Мой довод задел его за живое. Я почувствовала, как он внутренне содрогнулся, и поспешила закрепить свой успех.
– А ваши жена и ребенок, сэр? Вы хотите, чтобы ваш сын рос – если вообще выживет – в обществе воров и убийц?
– Вздор, – повторил мой муж.
Я поняла, что перегнула палку. Он избавился от всяких сомнений.
– Не переживайте, – успокоил меня мистер Макартур. – Все те кошмарные сообщения о колонии – это устаревшие сведения. К тому времени, как наш корпус прибудет туда, все будет устроено к нашему приему наилучшим образом. Моя дорогая жена, не позволяйте типичным пошлым предрассудкам вводить вас в заблуждение!
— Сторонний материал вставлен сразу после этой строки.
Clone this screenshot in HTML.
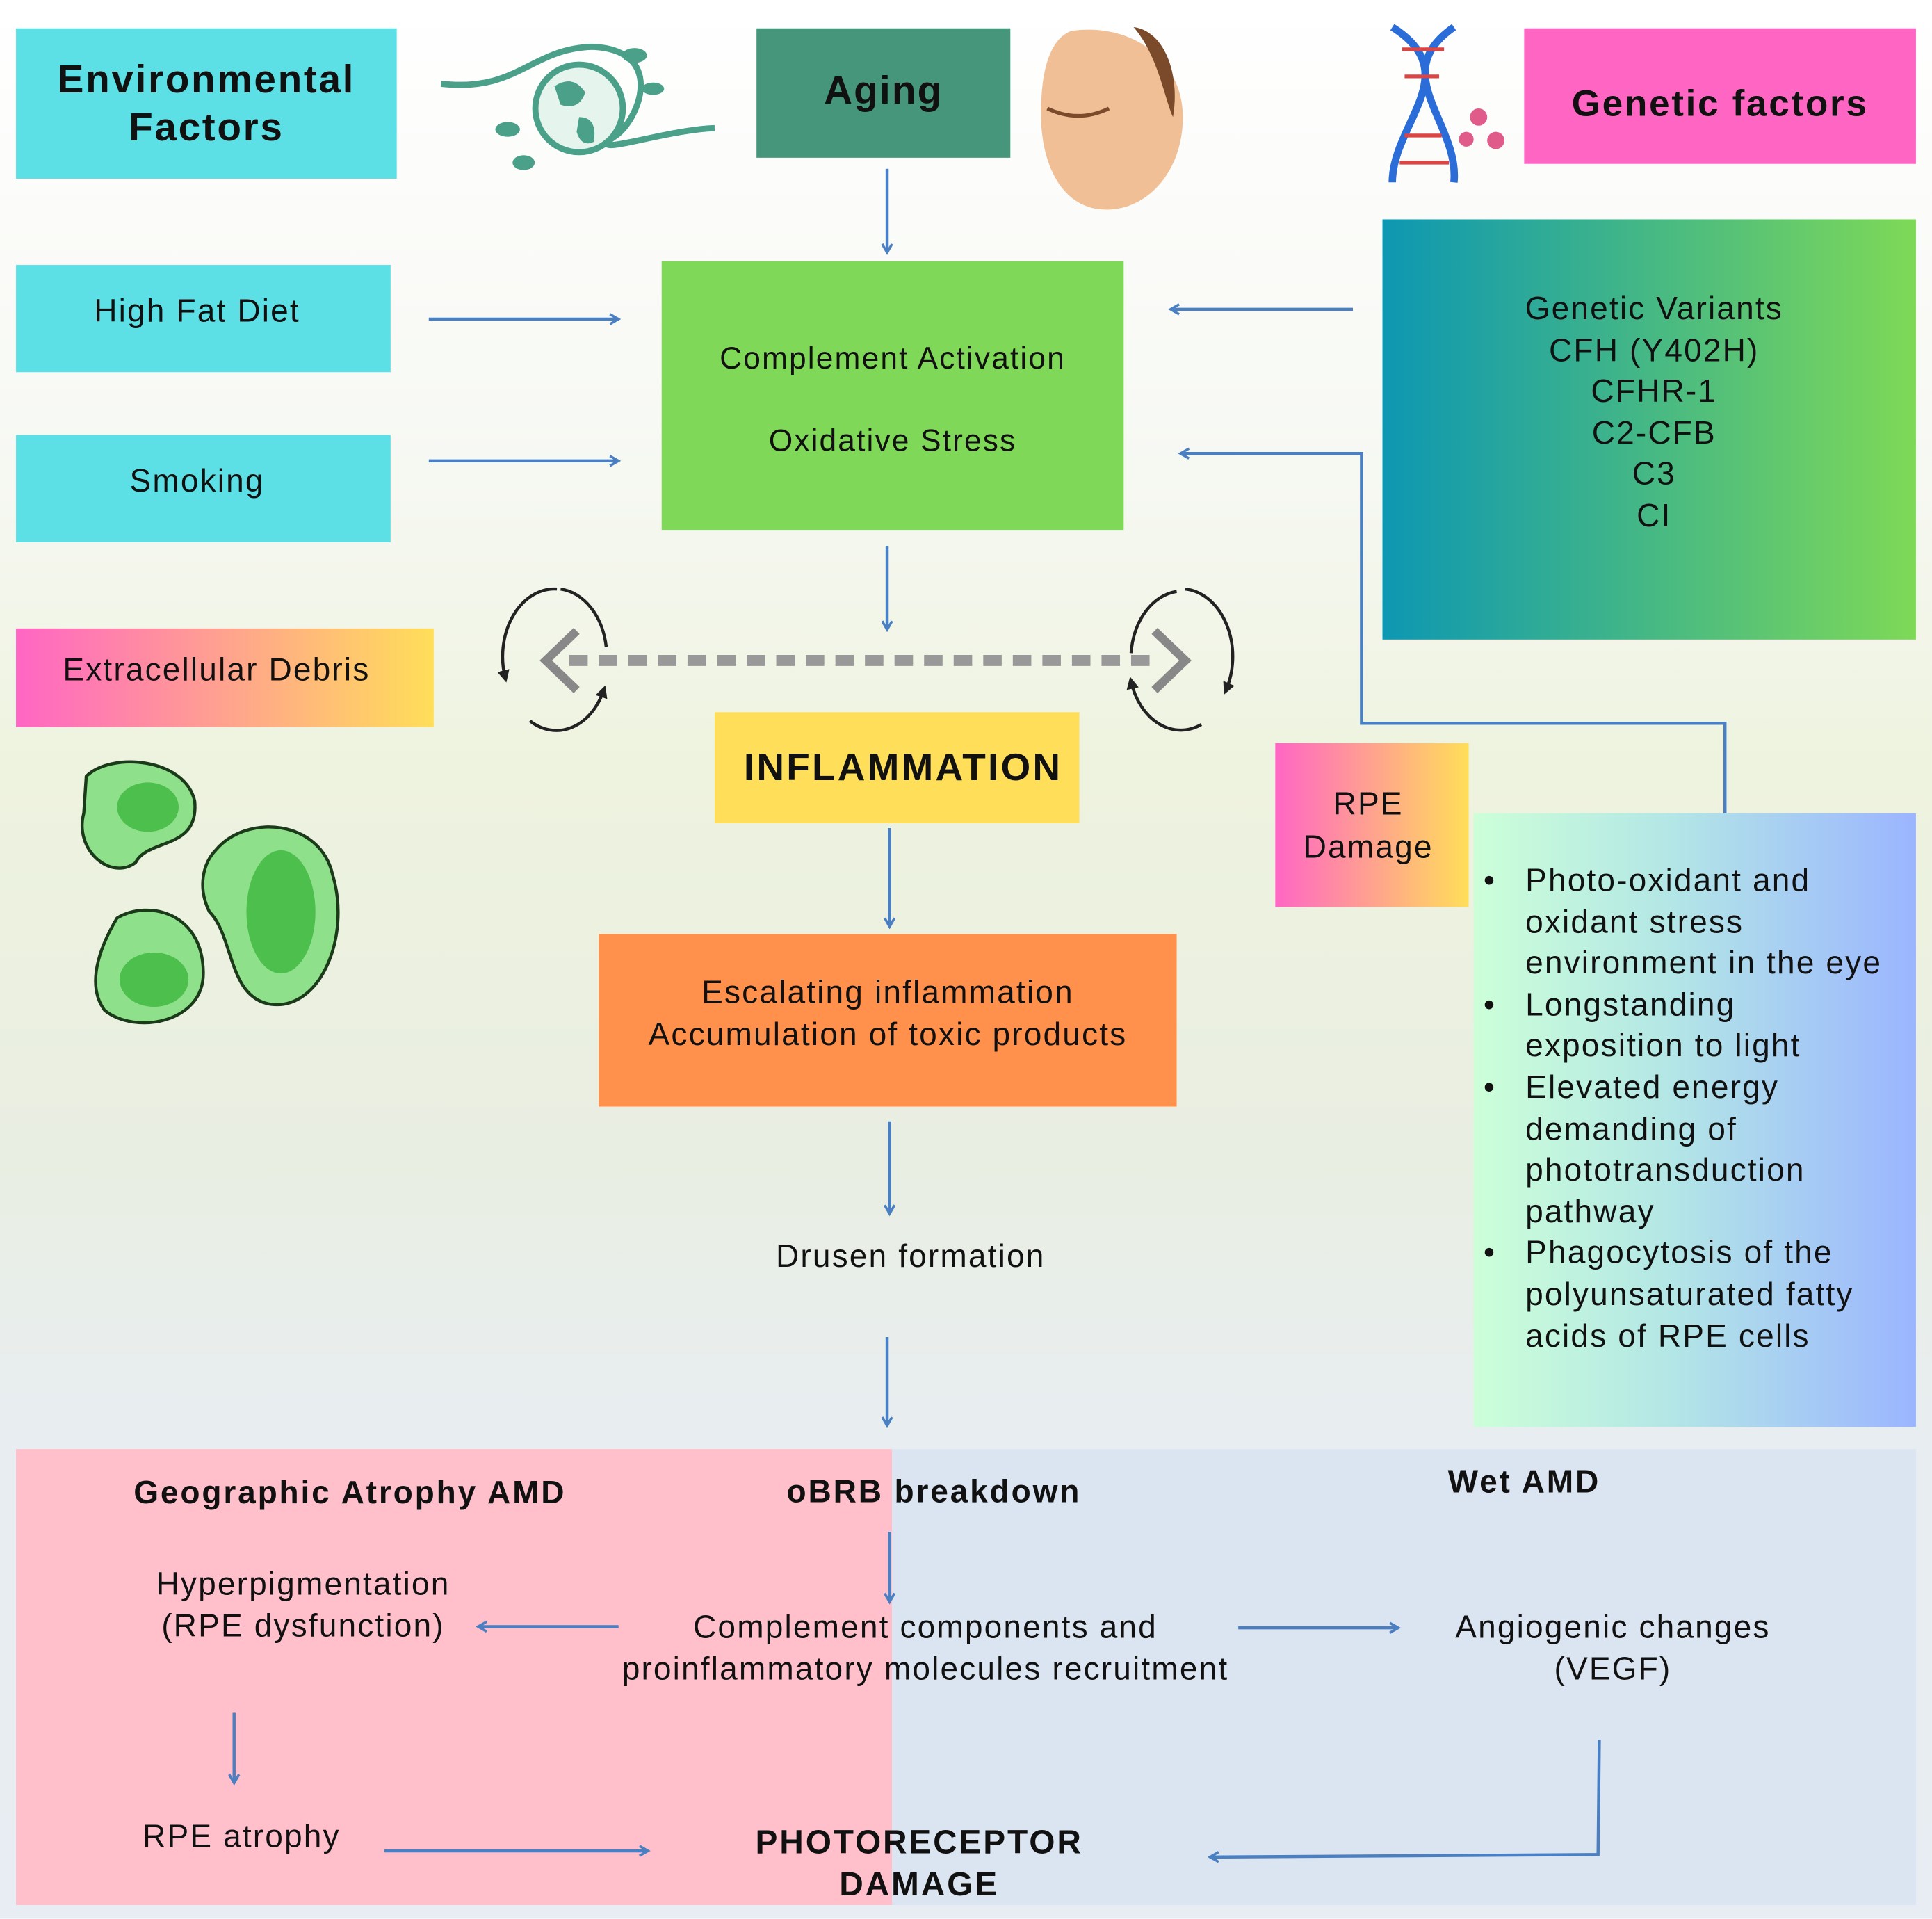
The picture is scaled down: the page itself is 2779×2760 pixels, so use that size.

– Сэр, может быть, я и заблуждаюсь, но туда не поеду! – заявила я.
Пустые слова, продиктованные отчаянием. Он не хуже моего понимал, что я просто сотрясаю воздух. Ему не было нужды спрашивать: «И что же будете делать?».
В любом случае, мысли его занимало не то, как поступит его жена. Взглядом он шнырял по ковру, высматривая непонятно что.
– На мне висит небольшой долг, – наконец произнес мистер Макартур. – Деньги, что я занял до перевода в шестьдесят восьмой полк. Ни один джентльмен не смог бы жить на один фунт и шесть пенсов в день.
– Небольшой долг, – повторила я, таким же небрежным тоном, какой был у него. Но замерла в ожидании. Небольшой долг. Двадцать фунтов? Пятьдесят? Двадцать фунтов – это половина годового жалования энсина. Долг в пятьдесят фунтов поглотит даже жалование лейтенанта. Я стала прикидывать в уме, сколько денег придется откладывать каждую неделю, в течение какого времени, скольких лет, чтобы погасить долг в двадцать фунтов.